2012年2月25日(土) 20時より来場者受付が開始され、20時30分から登壇者によるトークショーが展開された。登壇者は以下のとおり(敬称略)。

■吉浦康裕(「イヴの時間 劇場版」監督)
■水市恵(小説版「イヴの時間」著者)
■MC 氷川竜介(フリーライター)
■佐藤利奈(声優 ナギ役)

MCを務めたアニメ研究家の氷川氏は、中国4大都市で「イヴの時間」をテーマに講演を行なったことに触れ、「『イヴの時間』は日本を代表すべき作品」と絶賛。ニコニコ動画のようなネットサービスと連携して人気を博してきたことについて、「IT系サービスとリンクして育っている。今、デジタルコンテンツはコピーされて終わりみたいなことが多くなってきたが、その中で『イヴの時間』のように周りを巻き込んでいくというのはすごく大事」と語り、これに吉浦監督は「(ファンと)相互に育て合いながら長く愛されているなと。リアルのイベントと関わるのがポイント。こうやって場を作れるのが嬉しいし、それが作品の寿命の長さにつながる」と作品のロングヒットについての見解を述べた。こうしたトークショー中にも、スクリーンにはユーザーからのコメントが殺到。

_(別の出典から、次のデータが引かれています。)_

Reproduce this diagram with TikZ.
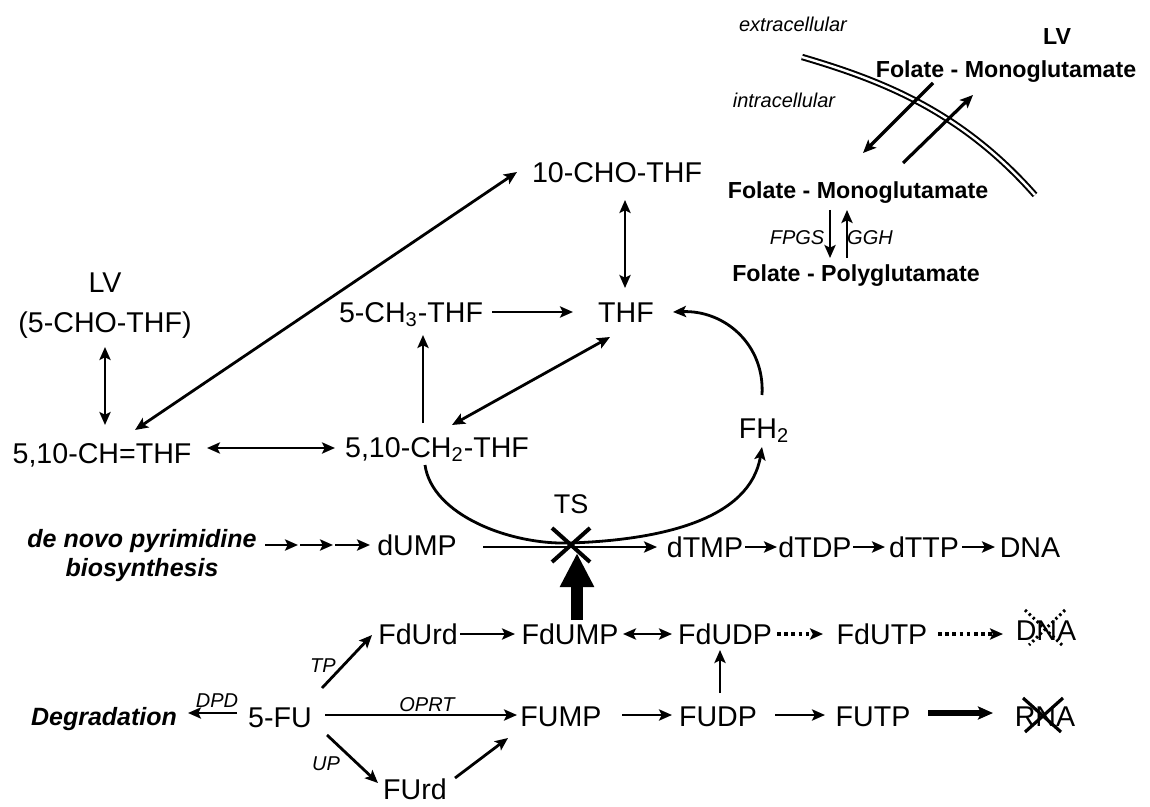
\documentclass[tikz,border=0pt]{standalone}
\usepackage{fontspec}
\setmainfont{Liberation Sans}
\usetikzlibrary{arrows.meta,calc}
\begin{document}
\begin{tikzpicture}[x=0.5pt,y=-0.5pt,
  lab/.style={font=\fontsize{14.3}{17}\selectfont, inner sep=0pt, text height=10.2pt, text depth=0pt},
  tslab/.style={font=\fontsize{13.5}{16}\selectfont, inner sep=0pt, text height=9.6pt, text depth=0pt},
  bl/.style={font=\bfseries\fontsize{11.6}{14}\selectfont, inner sep=0pt, text height=8.3pt, text depth=0pt},
  bi/.style={font=\bfseries\itshape\fontsize{12.5}{15}\selectfont, inner sep=0pt, text height=9pt, text depth=0pt},
  en/.style={font=\itshape\fontsize{10}{12}\selectfont, inner sep=0pt, text height=7.2pt, text depth=0pt},
  tipa/.tip={Stealth[length=6.5pt,width=5.6pt,inset=1.4pt]},
  arr/.style={line width=1.4pt, -tipa},
  dbl/.style={line width=1.4pt, tipa-tipa},
  dotarr/.style={line width=1.8pt, dash pattern=on 1.8pt off 1.8pt, -tipa},
  ]
\useasboundingbox (0,0) rectangle (1150,807);

% ---------- membrane region ----------
\node[en] (extra) at (793,24) {extracellular};
\node[en] (intra) at (784,100) {intracellular};
\node[bl] (lvtop) at (1057,36) {LV};
\node[bl] (fmtop) at (1006,69) {Folate - Monoglutamate};
\node[bl] (fmmid) at (858,190) {Folate - Monoglutamate};
\node[bl] (fpoly) at (856,273) {Folate - Polyglutamate};
\node[en] (fpgs) at (797,237) {FPGS};
\node[en] (ggh) at (870,237) {GGH};

\draw[double, double distance=1.2pt, line width=1pt] (802,57) .. controls (880,80) and (960,110) .. (1035,195);

\draw[arr, line width=1.6pt] ($(fmtop)+(-73,14)$) -- ($(fmmid)+(5,-37)$);
\draw[arr, line width=1.6pt] ($(fmmid)+(45,-27)$) -- ($(fmtop)+(-33,26)$);
\draw[arr] ($(fmmid)+(-28,20)$) -- ($(fpoly)+(-26,-15)$);
\draw[arr] ($(fpoly)+(-9,-15)$) -- ($(fmmid)+(-11,20)$);

% ---------- folate cycle ----------
\node[lab] (cho10) at (617,172) {10-CHO-THF};
\node[lab] (thf) at (626,312) {THF};
\node[lab] (ch3) at (411,312) {5-CH\textsubscript{3}-THF};
\node[lab] (ch2) at (437,447) {5,10-CH\textsubscript{2}-THF};
\node[lab] (ch) at (102,453) {5,10-CH=THF};
\node[lab] (lv1) at (105,282) {LV};
\node[lab] (lv2) at (105,322) {(5-CHO-THF)};
\node[lab] (fh2) at (764,428) {FH\textsubscript{2}};

\draw[dbl] ($(cho10)+(8,28)$) -- ($(thf)+(-1,-24)$);
\draw[dbl] ($(cho10)+(-100,0)$) -- ($(ch)+(33,-23)$);
\draw[arr] ($(ch3)+(81,0)$) -- ($(thf)+(-53,0)$);
\draw[arr] ($(ch2)+(-14,-24)$) -- ($(ch3)+(12,23)$);
\draw[dbl] ($(thf)+(-16,25)$) -- ($(ch2)+(15,-22)$);
\draw[dbl] ($(ch)+(105,-5)$) -- ($(ch2)+(-102,1)$);
\draw[dbl] ($(lv2)+(0,25)$) -- ($(ch)+(3,-28)$);
\draw[arr] ($(fh2)+(-2,-33)$) .. controls (765,345) and (725,310) .. ($(thf)+(47,0)$);
\draw[arr] ($(ch2)+(-12,18)$) .. controls (432,515) and (510,545) .. (570,543)
   .. controls (660,540) and (750,520) .. ($(fh2)+(-2,19)$);

% ---------- dUMP row ----------
\node[bi] (dn1) at (142,538) {de novo pyrimidine};
\node[bi] (dn2) at (142,567) {biosynthesis};
\node[lab] (dump) at (417,545) {dUMP};
\node[tslab] (ts) at (571,504) {TS};
\node[lab] (dtmp) at (705,547) {dTMP};
\node[lab] (dtdp) at (815,547) {dTDP};
\node[lab] (dttp) at (924,547) {dTTP};
\node[lab] (dnaA) at (1030,547) {DNA};

\draw[arr] ($(dn1)+(123,7)$) -- ++(33,0);
\draw[arr] ($(dn1)+(158,7)$) -- ++(33,0);
\draw[arr] ($(dn1)+(193,7)$) -- ($(dump)+(-47,0)$);
\draw[arr, line width=1.2pt] ($(dump)+(66,2)$) -- ($(dtmp)+(-48,0)$);
\draw[arr] ($(dtmp)+(40,0)$) -- ($(dtdp)+(-38,0)$);
\draw[arr] ($(dtdp)+(38,0)$) -- ($(dttp)+(-39,0)$);
\draw[arr] ($(dttp)+(38,0)$) -- ($(dnaA)+(-35,0)$);

% TS cross
\draw[line width=2pt] ($(ts)+(-19,24)$) -- ($(ts)+(19,58)$);
\draw[line width=2pt] ($(ts)+(19,24)$) -- ($(ts)+(-19,58)$);

% ---------- fluoro rows ----------
\node[lab] (fdurd) at (418,634) {FdUrd};
\node[lab] (fdump) at (570,634) {FdUMP};
\node[lab] (fdudp) at (725,634) {FdUDP};
\node[lab] (fdutp) at (882,634) {FdUTP};
\node[lab] (dnaB) at (1046,630) {DNA};
\node[lab] (fu) at (280,717) {5-FU};
\node[bi] (degr) at (104,716) {Degradation};
\node[lab] (fump) at (561,716) {FUMP};
\node[lab] (fudp) at (718,716) {FUDP};
\node[lab] (futp) at (873,716) {FUTP};
\node[lab] (rna) at (1045,716) {RNA};
\node[lab] (furd) at (415,789) {FUrd};

\node[en] (tp) at (323,665) {TP};
\node[en] (up) at (326,763) {UP};
\node[en] (dpd) at (217,700) {DPD};
\node[en] (oprt) at (427,704) {OPRT};

\draw[line width=6pt, -{Triangle[length=17pt,width=16pt]}] ($(fdump)+(7,-14)$) -- ($(ts)+(6,49)$);

\draw[arr] ($(fdurd)+(42,0)$) -- ($(fdump)+(-55,0)$);
\draw[dbl] ($(fdump)+(53,0)$) -- ($(fdudp)+(-53,0)$);
\draw[dotarr] ($(fdudp)+(52,0)$) -- ($(fdutp)+(-59,0)$);
\draw[dotarr] ($(fdutp)+(56,0)$) -- ($(dnaB)+(-43,4)$);

\draw[arr] ($(fu)+(-43,-4)$) -- ($(degr)+(84,-3)$);
\draw[arr] ($(fu)+(45,-2)$) -- ($(fump)+(-44,-1)$);
\draw[arr] ($(fu)+(42,-29)$) -- ($(fdurd)+(-46,1)$);
\draw[arr] ($(fu)+(47,18)$) -- ($(furd)+(-37,-6)$);
\draw[arr] ($(furd)+(40,-11)$) -- ($(fump)+(-53,22)$);
\draw[arr] ($(fump)+(61,-1)$) -- ($(fudp)+(-46,-1)$);
\draw[arr] ($(fudp)+(2,-23)$) -- ($(fdudp)+(-5,16)$);
\draw[arr] ($(fudp)+(57,-1)$) -- ($(futp)+(-48,-1)$);
\draw[line width=2.6pt, -{Stealth[length=7.5pt,width=6.5pt,inset=1.5pt]}] ($(futp)+(55,-3)$) -- ($(rna)+(-52,-3)$);

% crosses over DNA / RNA
\draw[line width=1.6pt] ($(rna)+(-22,-18)$) -- ($(rna)+(16,16)$);
\draw[line width=1.6pt] ($(rna)+(18,-18)$) -- ($(rna)+(-20,16)$);
\draw[line width=1.5pt, dash pattern=on 1.2pt off 1.5pt] ($(dnaB)+(-21,-20)$) -- ($(dnaB)+(16,15)$);
\draw[line width=1.5pt, dash pattern=on 1.2pt off 1.5pt] ($(dnaB)+(19,-20)$) -- ($(dnaB)+(-17,15)$);
\end{tikzpicture}
\end{document}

それを見た吉浦監督が「ニコニコ動画(β)から見ているヘビーユーザーです。こうやって関われるとは」と喜びを口にすると、水市氏も「コメントがこんな大画面で見えるなんて。目で追えるか心配だったけど意外と目に優しい」と感想を述べ、その後もしばらくの間、登壇者と視聴者とのコミュニケーションが図られていた。

21時からは、いよいよ「イヴの時間 劇場版」が上映。同時に、ニコニコ動画サイトでも生放送され、映画館のスクリーンには、インターネットにおける生放送視聴者、劇場観覧者と、さらには、監督の吉浦氏、MCの水市氏によるシーンの解説や制作秘話などのコメントが流れるという世界初の試みが達成された。館内では、PCのタイプをたたく音や、液晶の灯りなど、これまでにない風景が展開され、スクリーンには作品の秀逸さに感嘆する声や、感動で涙する声、また「この業界を諦めたことを後悔する」などといった動画の完成度の高さを物語る感想が反映され、同じ時間に同じ作品を観て、互いの思いをシェアする場が提供されたかたち。ネット配信視聴者、映画館の観客および監督の三者が作品を通してコミュニケーションを図るという面でも、世界初の映画上映イベントとなった。来場者数(ネット配信含む)は、約65,000人、コメント数約51,000件を記録。

株式会社ドワンゴは、今回の試みを得て、「“新しい映画の楽しみ方”について模索し検討した結果、アスミック・エース エンタテインメント株式会社、ユナイテッド・シネマ株式会社、有限会社ディレクションズ、吉浦康裕監督の協力のもと、映画「イヴの時間 劇場版」を使った、ネットとリアルが融合した新感覚の映画鑑賞スタイルを実現しました。次回の開催は未定ですが、引き続きリアルとバーチャルを融合させた新たなエンターテイメントを提案していければと思っています」と話している。今後も異業界とのコラボレーションが期待される。